Do you know what the stupid thing is? I was told by him that I was like this. Maybe not in this manner of speaking and certainly not referring to these feelings, but he was right. I am too easily offended like right now. But I am not backing down on the pain this time 'cos there is no way that this is just the "love" working here. This is breaking both, any thought of that and now it seems even friendship.
The most annoying thing about this, is that when I next speak to him properly, when it comes to that call - I will fall all over again. I can't stop it from happening either.
You told me earlier today how stupid it was when you saw this exact thing happen in reverse yesterday, but here it goes again.
What a sucker, is all I can say.
Posted by Saraheli at 18:58
Thursday, 2 August 2007
I should really start by recapping the past three weeks or so that have passed with no news from me, but in all honestly nothing much has happened to my memory. I've been working a fair bit and doing nothing much in particular.
The main events over the past weeks have been friend related, so I guess I start with the brief summary. We (the B6 minus Pete and Marshall plus Teighlor) went to London for the day on Wednesday 11th July. The night before however, was Katy's 18th so we went out for a few drinks. Liz and I got hammered on a bottle of wine each. It was not a clever idea. I threw up when we went to a club and have a dogged memory from semi-passing/falling asleep in the space of 30mins probably. I had an odd night's sleep and felt rough as anything most of the next day. But nonetheless, London was really good as it always is. We went around all the sights and walked a shit load but I personally needed to work out any remaining alcohol from my system. We got home about 9pm after leaving at 10am that morning so it was a long day but a rather enjoyable one.
I finally got the insurance on the car, had a free house for the day so Liz and I drove the group bar Pete plus Teighlor, into the Brickhills where we proceeded in a 2 hour walk through the woods and wilderness. It was a very good day by my accounts. We all got scratched and muddy but it was good fun to be out with everyone like that. We went home to mine and watched Spaceballs then it was in to the City Centre for work and home. DeeJay and I went for Pizza Express after work and got some very odd looks from passers-by and the staff who clearly thought we were on a date. Heheh, ignorance is bliss!
Tom, DeeJay, Liz, Celia and I went to see the 5th Harry Potter film which was a bit of a let down considering how much the book effected me. Nevertheless it was good to be out with the guys.
Liz, DeeJay and I went to the Harry Potter launch, hanging around to watch the activities in the centre, then watching Lee Evans til 11.45pm and going to Wolverton Tesco's to pick up the 7th, final book in the Harry Potter series Harry Potter and the Deathly Hallows (which I am currently, very slowly reading).
The Spain Crew, minus Celia who is in Ghana (left on 23rd June due back at the beginning of August some time) stayed over Liz's for two nights which was good fun. The second night I had my car as well as Liz's so we went into the Brickhills at 11pm and
walked the length of the woods. The fun began when we bumped into some suspect chavs in a BMW parked near the cemetery. They followed us walking all night and then chased us when we drove past. It's such an adrenaline boost to be in a car chase down a narrow, windy, one-way road in the pitch black. That was probably the best night there. We had some interesting driving that night to say the least.

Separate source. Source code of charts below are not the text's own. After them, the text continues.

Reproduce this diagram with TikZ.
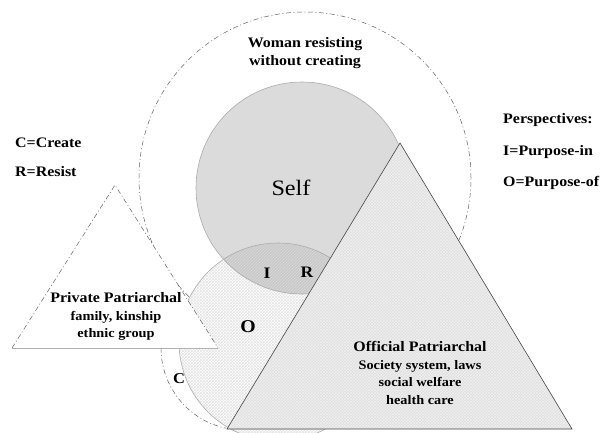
\documentclass[tikz,border=0pt]{standalone}
\usepackage{fontspec}
\setmainfont{Liberation Serif}
\usepackage{graphicx}
\usetikzlibrary{patterns}
\newcommand\sx[1]{\scalebox{1.1}[1]{#1}}
\newcommand\subf{\fontsize{13}{17.5}\selectfont}
\begin{document}
\begin{tikzpicture}[x=1pt,y=1pt,
  dashline/.style={draw=gray!75!black, line width=0.5pt, dash pattern=on 5pt off 2.5pt on 1pt off 2.5pt},
  txt/.style={inner sep=0pt, font=\bfseries\fontsize{14.5}{17.5}\selectfont, align=center},
  legend/.style={inner sep=0pt, anchor=west, font=\bfseries\fontsize{14.5}{17.5}\selectfont},
  letter/.style={inner sep=0pt, font=\bfseries\fontsize{#1}{#1}\selectfont},
  edge/.style={draw=gray!65, line width=0.6pt}]
\useasboundingbox (0,0) rectangle (601,432);

\coordinate (outerc) at (305,254);
\coordinate (selfc) at (302,244);
\coordinate (oc) at (278,90);
\coordinate (cc) at (243,84);

% outer dashed circle and C arc
\draw[dashline] (outerc) circle[radius=166pt];
\draw[dashline] (cc) ++(172:82pt) arc[start angle=172, end angle=258, radius=82pt];

% O circle
\fill[white] (oc) circle[radius=99pt];
\fill[pattern=crosshatch, pattern color=gray!22] (oc) circle[radius=99pt];

% Self circle
\fill[gray!28] (selfc) circle[radius=106pt];

% lens
\begin{scope}
  \clip (selfc) circle[radius=106pt];
  \fill[gray!42] (oc) circle[radius=99pt];
  \fill[pattern=north east lines, pattern color=gray!30] (oc) circle[radius=99pt];
\end{scope}
\draw[edge] (selfc) circle[radius=106pt];
\draw[edge] (oc) circle[radius=99pt];

% Official triangle
\fill[gray!26] (400,289) -- (572,3) -- (227,3) -- cycle;
\fill[pattern=crosshatch, pattern color=gray!12] (400,289) -- (572,3) -- (227,3) -- cycle;
\draw[draw=gray!55!black, line width=0.6pt] (400,289) -- (572,3) -- (227,3) -- cycle;

% Private triangle
\fill[white] (115,247) -- (218,84) -- (12,84) -- cycle;
\draw[dashline] (12,84) -- (115,247) -- (218,84);
\draw[gray!60, line width=0.6pt] (12,84) -- (218,84);

% texts
\node[txt] (woman) at (305,379) {\sx{Woman resisting}\\\sx{without creating}};
\node[inner sep=0pt, font=\fontsize{22}{26}\selectfont] (self) at (291,244) {\sx{Self}};

\node[legend] (legC) at (15,289) {\sx{C=Create}};
\node[legend] (legR) at (15,260) {\sx{R=Resist}};
\node[legend] (persp) at (503,312) {\sx{Perspectives:}};
\node[legend] (pin) at (503,280) {\sx{I=Purpose-in}};
\node[legend] (pof) at (503,249) {\sx{O=Purpose-of}};

\node[letter=16] (lI) at (267,159) {\sx{I}};
\node[letter=16] (lR) at (307,160) {\sx{R}};
\node[letter=18] (lO) at (248,105) {\sx{O}};
\node[letter=15] (lC) at (179,53) {\sx{C}};

\node[txt] (private) at (116,115.5) {\sx{Private Patriarchal}\\\subf\sx{family, kinship}\\\subf\sx{ethnic group}};
\node[txt] (official) at (420,59) {\sx{Official Patriarchal}\\\subf\sx{Society system, laws}\\\subf\sx{social welfare}\\\subf\sx{health care}};
\end{tikzpicture}
\end{document}
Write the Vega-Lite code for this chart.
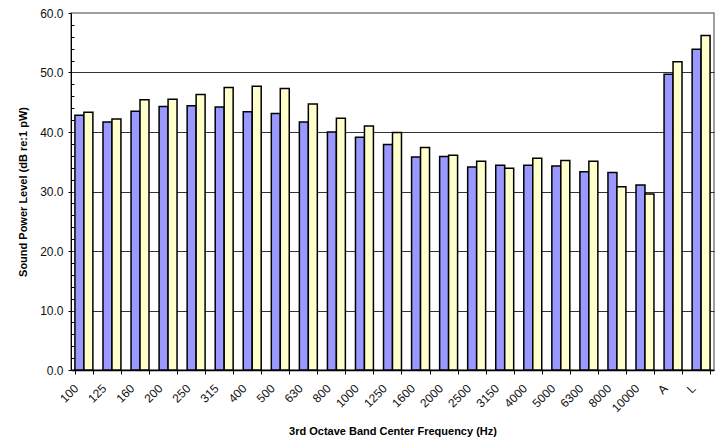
{
  "$schema": "https://vega.github.io/schema/vega-lite/v6.json",
  "autosize": {"type": "none"},
  "width": 643,
  "height": 357,
  "padding": {"left": 71, "top": 13, "right": 5, "bottom": 71},
  "background": "white",
  "config": {
    "font": "Liberation Sans",
    "view": {"stroke": "#808080", "strokeWidth": 1.5},
    "axis": {"labelFont": "Liberation Sans", "titleFont": "Liberation Sans", "labelColor": "#111", "titleColor": "#000"}
  },
  "data": {
    "values": [
      {"band": "100", "series": "Series 1", "db": 42.8}, {"band": "100", "series": "Series 2", "db": 43.3},
      {"band": "125", "series": "Series 1", "db": 41.7}, {"band": "125", "series": "Series 2", "db": 42.2},
      {"band": "160", "series": "Series 1", "db": 43.5}, {"band": "160", "series": "Series 2", "db": 45.4},
      {"band": "200", "series": "Series 1", "db": 44.3}, {"band": "200", "series": "Series 2", "db": 45.5},
      {"band": "250", "series": "Series 1", "db": 44.4}, {"band": "250", "series": "Series 2", "db": 46.3},
      {"band": "315", "series": "Series 1", "db": 44.2}, {"band": "315", "series": "Series 2", "db": 47.5},
      {"band": "400", "series": "Series 1", "db": 43.4}, {"band": "400", "series": "Series 2", "db": 47.7},
      {"band": "500", "series": "Series 1", "db": 43.1}, {"band": "500", "series": "Series 2", "db": 47.3},
      {"band": "630", "series": "Series 1", "db": 41.7}, {"band": "630", "series": "Series 2", "db": 44.7},
      {"band": "800", "series": "Series 1", "db": 40.0}, {"band": "800", "series": "Series 2", "db": 42.3},
      {"band": "1000", "series": "Series 1", "db": 39.1}, {"band": "1000", "series": "Series 2", "db": 41.0},
      {"band": "1250", "series": "Series 1", "db": 37.9}, {"band": "1250", "series": "Series 2", "db": 39.9},
      {"band": "1600", "series": "Series 1", "db": 35.8}, {"band": "1600", "series": "Series 2", "db": 37.4},
      {"band": "2000", "series": "Series 1", "db": 35.9}, {"band": "2000", "series": "Series 2", "db": 36.1},
      {"band": "2500", "series": "Series 1", "db": 34.1}, {"band": "2500", "series": "Series 2", "db": 35.1},
      {"band": "3150", "series": "Series 1", "db": 34.4}, {"band": "3150", "series": "Series 2", "db": 33.9},
      {"band": "4000", "series": "Series 1", "db": 34.4}, {"band": "4000", "series": "Series 2", "db": 35.6},
      {"band": "5000", "series": "Series 1", "db": 34.3}, {"band": "5000", "series": "Series 2", "db": 35.2},
      {"band": "6300", "series": "Series 1", "db": 33.3}, {"band": "6300", "series": "Series 2", "db": 35.1},
      {"band": "8000", "series": "Series 1", "db": 33.2}, {"band": "8000", "series": "Series 2", "db": 30.8},
      {"band": "10000", "series": "Series 1", "db": 31.1}, {"band": "10000", "series": "Series 2", "db": 29.6},
      {"band": "A", "series": "Series 1", "db": 49.7}, {"band": "A", "series": "Series 2", "db": 51.8},
      {"band": "L", "series": "Series 1", "db": 53.9}, {"band": "L", "series": "Series 2", "db": 56.2}
    ]
  },
  "mark": {"type": "bar", "stroke": "#000", "strokeWidth": 1.5},
  "encoding": {
    "x": {
      "field": "band",
      "type": "nominal",
      "sort": null,
      "scale": {"paddingInner": 0.36, "paddingOuter": 0.14},
      "axis": {
        "title": "3rd Octave Band Center Frequency (Hz)",
        "titleFontSize": 11,
        "titleFontWeight": "bold",
        "titlePadding": 12,
        "labelAngle": -45,
        "labelAlign": "right",
        "labelBaseline": "middle",
        "labelFontSize": 12,
        "labelPadding": 12,
        "labelOffset": -8,
        "tickBand": "extent",
        "tickSize": 4,
        "tickColor": "#000",
        "domainColor": "#000",
        "domainWidth": 1.5,
        "grid": false
      }
    },
    "xOffset": {
      "field": "series",
      "type": "nominal",
      "scale": {"paddingInner": 0, "paddingOuter": 0}
    },
    "y": {
      "field": "db",
      "type": "quantitative",
      "scale": {"domain": [0, 60], "nice": false},
      "axis": {
        "title": "Sound Power Level (dB re:1 pW)",
        "titleFontSize": 11,
        "titleFontWeight": "bold",
        "titlePadding": 11,
        "values": [0, 2, 4, 6, 8, 10, 12, 14, 16, 18, 20, 22, 24, 26, 28, 30, 32, 34, 36, 38, 40, 42, 44, 46, 48, 50, 52, 54, 56, 58, 60],
        "labelExpr": "datum.value % 10 === 0 ? format(datum.value, '.1f') : ''",
        "labelFontSize": 12,
        "labelPadding": 5,
        "tickSize": {"condition": {"test": "datum.value % 10 === 0", "value": 3}, "value": -3},
        "tickColor": "#000",
        "domainColor": "#000",
        "grid": true,
        "gridColor": "#333",
        "gridWidth": 1,
        "gridOpacity": {"condition": {"test": "datum.value % 10 === 0 && datum.value > 0 && datum.value < 60", "value": 1}, "value": 0}
      }
    },
    "color": {
      "field": "series",
      "type": "nominal",
      "scale": {"domain": ["Series 1", "Series 2"], "range": ["#9999FF", "#FFFFCC"]},
      "legend": null
    }
  }
}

The family were all down two weekends ago; my mum's older sister and her husband; his sister and her husband; Sam and Honey; and dad's sister Pam. It was nice to have the family all around like that since it has been two years since we've seen Oli and Geoff (aunt and uncle) and probably a good there years since we've seen Irene and John (Uncle's sister and husband). We didn't do anything in particular so there is nothing much to say about that.
Pam, mum and dad went to see Van Morrison and me and Kat spent the evening drinking red wine and watching movies which was really good. I don;t spend an awgul lot of time with her as I have my own life to be living.
On Monday of this week I stayed around Katy's house and we had a girlie night in, watching Napoleon Dynamite which is by far the oddest film I have ever seen, though I quite like it despite the oddity of it. Then Tuesday after working 10-6 I went over to Liz's, DeeJay was there too . We took Liz's aunt and uncle's border collies for a walk around Bancroft, Bradwell and that general area for about an hour and a half. Then we sat and messed around and attempted to organise and Avenu Qru trip for next summer or sometime. The next day we met Tom and took the dogs for a two hour walk in the Brickhills which was much fun and blooming knackering. It was really good to be relaxed out in nature enjoying the company of some of my closest friends though.
That night (Wednesday) Katy, Liz, Pete, Marshall, Leigh and I all met up to go out. Unfortunately (majorly so it turned out) DeeJay couldn't make it as he is soon going on holiday to Tuscany so he relaly needs to make sure he's in a fit state so as not to ruin the family holiday, which is fair enough, but a bummer for us lot. Anyways - it was a good night out. I wnjoyed dancing a bit, though not much this time which is highly out of the ordinary for myself but nevertheless I enjoyed it all at the time. We met up with other people form school and stuff whilst out which was cool considering it's been a good month since we'd all seen each other. Katy stayed at mine that night and then we went to the cinema today with Marshall, Tom, Liz and DeeJay to see The Simpsons Movie. I wasn't expecting much as Kat hadn't built it up much, however I very much enjoyed. There are some awesome one-liners and jokes in it which had me truly Lulzing.
I've certainly been enjoying myself but not really doing anything in particular.